![Meet ‘Earendel,’ the most distant star ever seen by the Hubble telescope](https://globalnews.ca/wp-content/uploads/2022/03/20220330140328-6244a15db60bdd091caef800jpeg.jpg?quality=85&strip=all&w=605&h=379&crop=1)
Meet ‘Earendel,’ the most distant star ever seen by the Hubble telescope
Global News
Earendel is a 'record-breaking' discovery almost 13 billion light-years away from our planet.
The Hubble telescope has made a new and record-breaking discovery. It has spotted the most distant star — or possible group of stars — astronomers have ever seen.
The star is officially named WHL0137-LS. NASA’s astronomers have nicknamed it “Earendel” from the Old English word meaning “morning star” or “rising light.”
According to a NASA press release, the find is a “huge leap, further back in time from the previous single-star record holder” that was detected by Hubble in 2018.
The newly detected star is extremely far away. Its light has taken 12.9 billion years to reach Earth. Scientists say the light currently detectable from Earth is from a time when the universe was only seven per cent of its current age.

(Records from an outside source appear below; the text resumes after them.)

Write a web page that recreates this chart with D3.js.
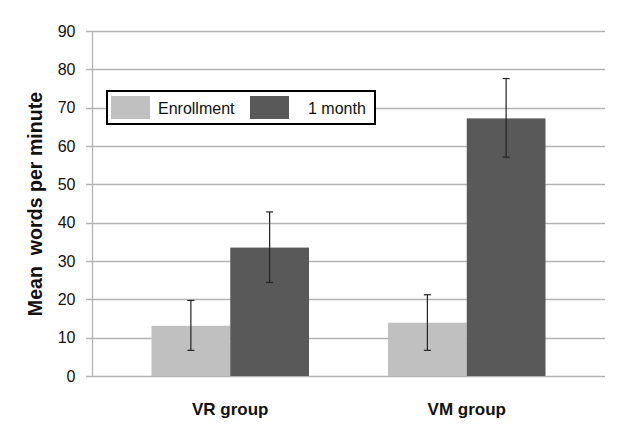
<!DOCTYPE html>
<html><head><meta charset="utf-8">
<script src="https://cdn.jsdelivr.net/npm/d3@7/dist/d3.min.js"></script>
<style>body{margin:0;background:#fff;}svg{display:block;font-family:"Liberation Sans",Arial,sans-serif;}</style>
</head><body>
<svg id="c" width="622" height="426"></svg>
<script>
const categories = ["VR group", "VM group"];
const seriesNames = ["Enrollment", "1 month"];
const enrollment = [13.1, 13.9];
const oneMonth = [33.5, 67.2];
const enrollmentErrLow = [6.7, 6.7];
const enrollmentErrHigh = [19.7, 21.2];
const oneMonthErrLow = [24.4, 57.1];
const oneMonthErrHigh = [42.8, 77.6];
const yTicks = [0, 10, 20, 30, 40, 50, 60, 70, 80, 90];
const colors = ["#c0c0c0", "#595959"];

const svg = d3.select("#c");
const y = d3.scaleLinear().domain([0, 90]).range([376, 31]);
const x0 = d3.scaleBand().domain(categories).range([112, 585]).paddingInner(0).paddingOuter(0);
const x1 = d3.scaleBand().domain(seriesNames).range([39.5, x0.bandwidth() - 39.5]).padding(0);

// gridlines
svg.append("g").selectAll("line").data(yTicks).join("line")
  .attr("x1", 86).attr("x2", 605)
  .attr("y1", d => Math.round(y(d)) + 0.5).attr("y2", d => Math.round(y(d)) + 0.5)
  .attr("stroke", "#b3b3b3").attr("stroke-width", 1.3);
// y axis line
svg.append("line").attr("x1", 92.5).attr("x2", 92.5).attr("y1", y(90)).attr("y2", y(0))
  .attr("stroke", "#b3b3b3").attr("stroke-width", 1.3);

// y tick labels
svg.append("g").selectAll("text").data(yTicks).join("text")
  .attr("x", 75.5).attr("y", d => y(d)).attr("dy", "0.36em")
  .attr("text-anchor", "end").attr("font-size", 16).attr("fill", "#111")
  .text(d => d);

// y title
svg.append("text").attr("transform", "translate(42,204) rotate(-90)")
  .attr("text-anchor", "middle").attr("font-size", 19.6).attr("font-weight", "bold")
  .attr("fill", "#111").style("white-space", "pre")
  .text("Mean  words per minute");

const data = categories.map((c, i) => ({
  cat: c,
  vals: [
    {s: seriesNames[0], v: enrollment[i], lo: enrollmentErrLow[i], hi: enrollmentErrHigh[i], col: colors[0]},
    {s: seriesNames[1], v: oneMonth[i], lo: oneMonthErrLow[i], hi: oneMonthErrHigh[i], col: colors[1]}
  ]
}));

const g = svg.append("g").selectAll("g").data(data).join("g")
  .attr("transform", d => `translate(${x0(d.cat)},0)`);
g.selectAll("rect").data(d => d.vals).join("rect")
  .attr("x", d => x1(d.s)).attr("width", x1.bandwidth())
  .attr("y", d => y(d.v)).attr("height", d => y(0) - y(d.v))
  .attr("fill", d => d.col);

const eb = g.selectAll("g.err").data(d => d.vals).join("g").attr("class", "err")
  .attr("stroke", "#222").attr("stroke-width", 1.2);
eb.append("line").attr("x1", d => x1(d.s) + x1.bandwidth() / 2).attr("x2", d => x1(d.s) + x1.bandwidth() / 2)
  .attr("y1", d => y(d.hi)).attr("y2", d => y(d.lo));
eb.append("line").attr("x1", d => x1(d.s) + x1.bandwidth() / 2 - 3.5).attr("x2", d => x1(d.s) + x1.bandwidth() / 2 + 3.5)
  .attr("y1", d => y(d.hi)).attr("y2", d => y(d.hi));
eb.append("line").attr("x1", d => x1(d.s) + x1.bandwidth() / 2 - 3.5).attr("x2", d => x1(d.s) + x1.bandwidth() / 2 + 3.5)
  .attr("y1", d => y(d.lo)).attr("y2", d => y(d.lo));

// x labels
svg.append("g").selectAll("text").data(categories).join("text")
  .attr("x", d => x0(d) + x0.bandwidth() / 2).attr("y", 415)
  .attr("text-anchor", "middle").attr("font-size", 17).attr("font-weight", "bold").attr("fill", "#111")
  .text(d => d);

// legend
const lg = svg.append("g");
lg.append("rect").attr("x", 107).attr("y", 91).attr("width", 268).attr("height", 33)
  .attr("fill", "#fff").attr("stroke", "#000").attr("stroke-width", 2);
const legendItems = [
  {name: seriesNames[0], col: colors[0], sx: 111, tx: 158},
  {name: seriesNames[1], col: colors[1], sx: 250, tx: 308}
];
legendItems.forEach(it => {
  lg.append("rect").attr("x", it.sx).attr("y", 96).attr("width", 39).attr("height", 23).attr("fill", it.col);
  lg.append("text").attr("x", it.tx).attr("y", 114).attr("font-size", 16).attr("fill", "#111").text(it.name);
});
</script>
</body></html>
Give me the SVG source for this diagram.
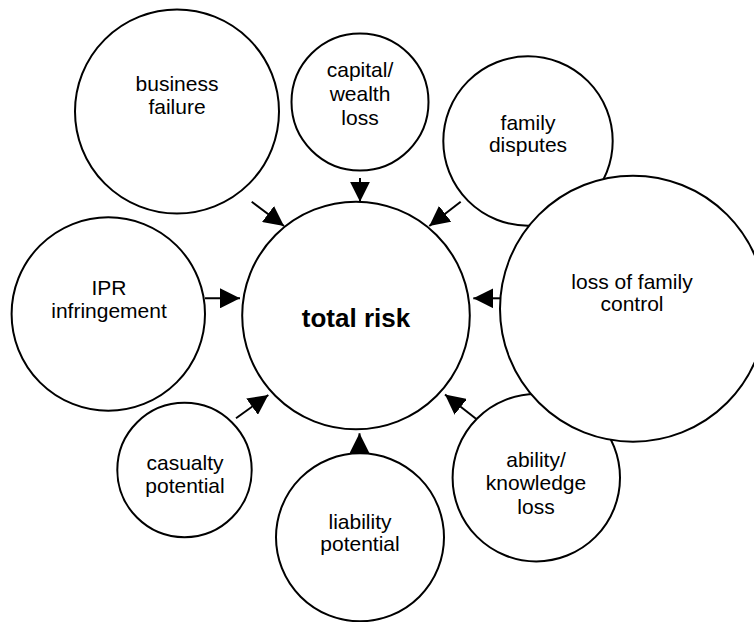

To put that into context, researchers say Earendel is 8.2 billion years older than the Sun and Earth and 12.1 billion years older than our planet’s first animals.
“We almost didn’t believe it at first, it was so much farther than the previous most-distant, highest redshift star,” said astronomer Brian Welch of the Johns Hopkins University in Baltimore, who worked on the discovery.